Carwasheros, MRNY’s Deborah Axt, Stuart Appelbaum, President of the RWDSU, and Rocio Valerio, Deputy Director of NYCC join Mayor de Blasio as he signs the Car Wash Accountability Act
Wage theft has been rampant in the carwash industry for decades, with many car washworkers, or carwasheros, receiving illegally low wages and no overtime pay despite working as many as 70 or 80 hours a week. Despite repeated enforcement efforts by the New York and United States Departments of Labor, wage theft has persisted as a standard practice in the industry. Make the Road attorneys estimate that a typical carwash is likely to owe a least hundreds of thousands of dollars to its current and past employees in unpaid wages.
On June 29, 2015, Mayor de Blasio signed the Car Wash Accountability Act, just ten days after the historic legislation overwhelmingly passed in the City Council!

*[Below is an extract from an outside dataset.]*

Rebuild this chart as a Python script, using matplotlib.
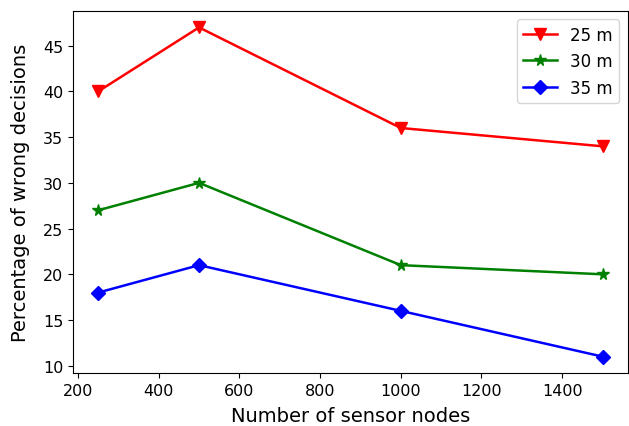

The Car Wash Accountability Act, sponsored by Council Speaker Melissa Mark-Viverito, will help clean up the carwash industry and protect workers. It requires all of New York City’s approximately 200 car washes to be licensed and regulated to help prevent wage theft and environmental abuses. It also requires car washes to post a surety bond to insure workers’ wages.
For more than three years, Wash New York, a collaboration of Make the Road New York and New York Communities for Change — with support from the RWDSU — has been organizing with car washworkers.
Since Wash New York was launched, nine shops in Brooklyn, Queens and the Bronx have won contracts that improve wages, guarantee workers overtime and include many worker protections and benefits, including fair scheduling, paid personal days and protections against wage theft. The campaign has also helped over 1,000 workers win well over $4,500,000 in back wages and other damages and penalties. (Read this New York Times profile on our very own organizer, Modesta Toribio).
There’s still much to be done but the passage of theCar Wash Accountability Act is a big step forward for workers’ rights!